As I’ve explained my thinking on the US-North Korea summit in a series of posts. Let me share a few more thoughts as we get underway.
For starters, the current mode is vastly preferable to where we were 6 months ago. This basic fact cannot be lost in all the critical discussions of President Trump’s bad acts and dubious actions in East Asia. We should also note that going into the summit the US appears to be moonwalking back any discussion of North Korea abandoning its nuclear weapons arsenal or strategic delivery systems (the ICBMs). On the contrary, the White House is going into the engagement talking about a second summit at Mar-A-Lago, an exchange of Ambassadors, a guarantee of the security of the North Korean government/regime and lots of money.
All of these points seem guaranteed to signal that Kim Jong-Un has the upper hand in the encounter. We’re backing off anything he needs to do and falling over ourselves to offer more things. This seems driven by a mix of naivete, a penchant for making friends with foreign autocrats and as much as anything Trump’s desire for a “win” going into the 2018 midterms. None of those suggest anything good as an outcome. This is all the more so since President Trump seems set on dismantling the core strategic theory underlying US alliances in Europe and East Asia. The best we can hope for is for nothing major to go wrong and to keep on the talking rather than threatening posture we’ve been in since the Spring.
But there’s one slightly discordant note to this or at least a possible opportunity out there. It’s raised in this article by Jane Parlez in The New York Times. Things are moving so rapidly and so indifferent to traditional policy channels that China is starting to get a bit jittery itself about the outcome of the Kim-Trump summit. Put most baldly, what if Kim decides to switch sides? From a fraternal and deeply entwined relationship with the PRC, its only major power ally, to the United States?
This seems ridiculous when you hear it. And even the Times article grants that something quite that dramatic is highly unlikely. But there’s a slimmed down, modified version of this idea that is not altogether implausible. China borders North Korea has been its economic and trade lifeline and is its only real ally. In all human relations, we know that profound dependence can create resentment. The article suggests that Kim would like to carve out more room for maneuver, more independence from all parties. In other words, he might want to build some relationship to the United States in order to play the US and China off against each other for advantage in both directions. (Independence is the centerpiece in many ways of North Korean state ideology.)

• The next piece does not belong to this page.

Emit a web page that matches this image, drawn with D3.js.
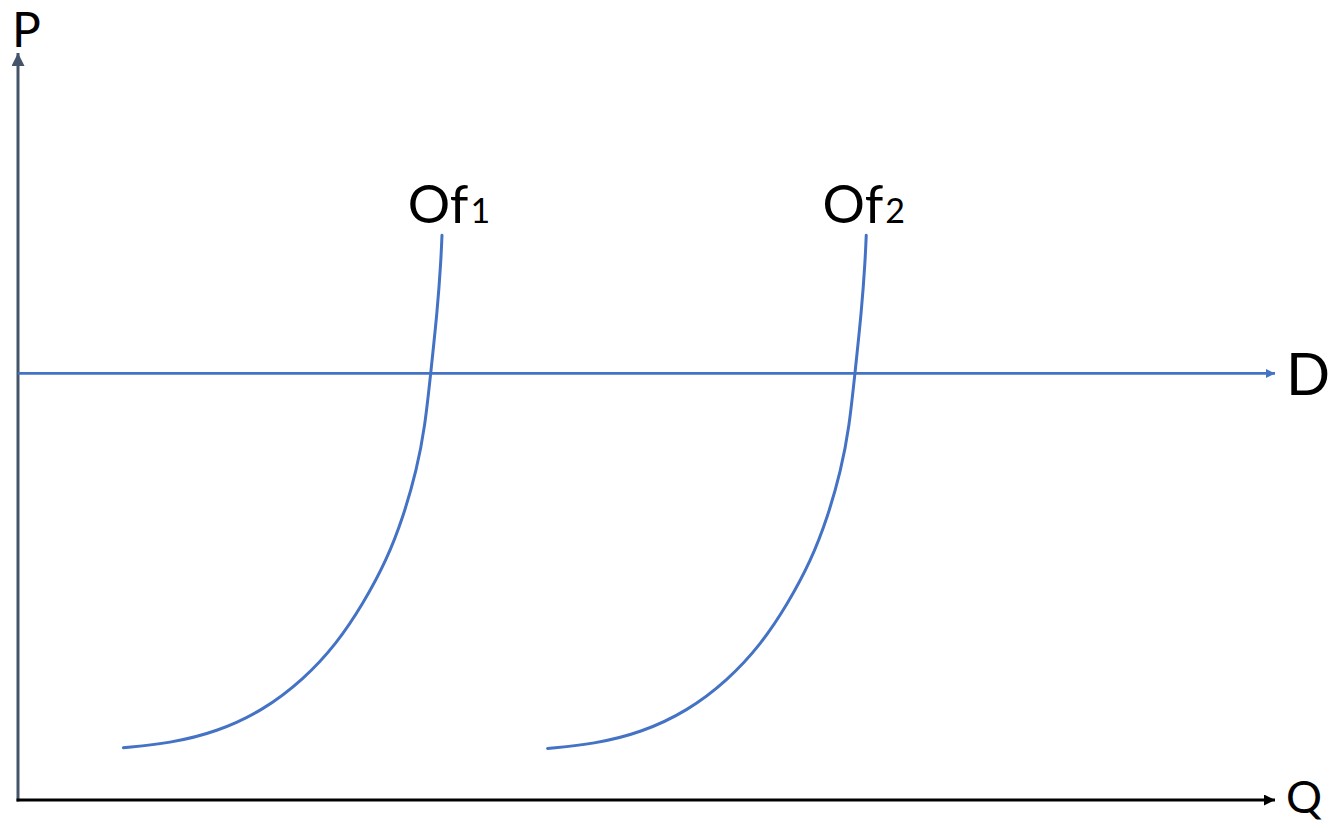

The article also notes that it seemed equally unexpected and unpredictable when the US and China began their rapprochement in the early 1970s. (People often forget that Nixon’s opening to China came before any of China’s economic liberalization. Indeed, it was in the quieter latter period of the Cultural Revolution, a highly chaotic and repressive era.) This isn’t a perfect analogy though. The opening between China and the United States was based on common hostility to the Soviet Union. Relations between the PRC and the Soviet Union had been in a downward spiral since the early 1960s. Indeed, the two countries actually had sporadic military confrontations on their border in the late 1960s. So China’s interest in finding counterweights to the Soviet Union was not a surprise. What was a surprise is that China and the US could overcome their ideological hostility and deep history of confrontation to act on what was an obvious and logical move in geopolitical terms.
Despite some common players, the two cases are quite different. And yet, the way that the rapprochement dramatically shifted the geopolitical situation to each side’s advantage is an interesting parallel. Having warmer relations with the US and South Korea could open up a bigger range of possibilities for the North.
The problem with this theory is that basically every North Korea expert I know tells me that the perpetuation of the Kim family’s regime is based not only on fierce repression but on the reality and propaganda about a diabolical outside threat, namely the United States and its purported pawn South Korea. That probably puts great limits on any sort of rapprochement which might make sense in geopolitical terms. The best way to look at this is that it’s a concern on the margins for China, an opportunity on the margins for us. Any sense that a real shift is possible seems fanciful. But some repositioning, seem strategic ambiguity seems both possible and advantageous.
In any case, I think our bigger threat is that Trump will give away everything in an effort to secure a win and demoralize our regional allies who count on stability and no wild gyrations in US security policy in the region. But these are still intriguing possibilities. Whether Donald Trump has any ability or interest to play on them in advantageous ways is another matter entirely.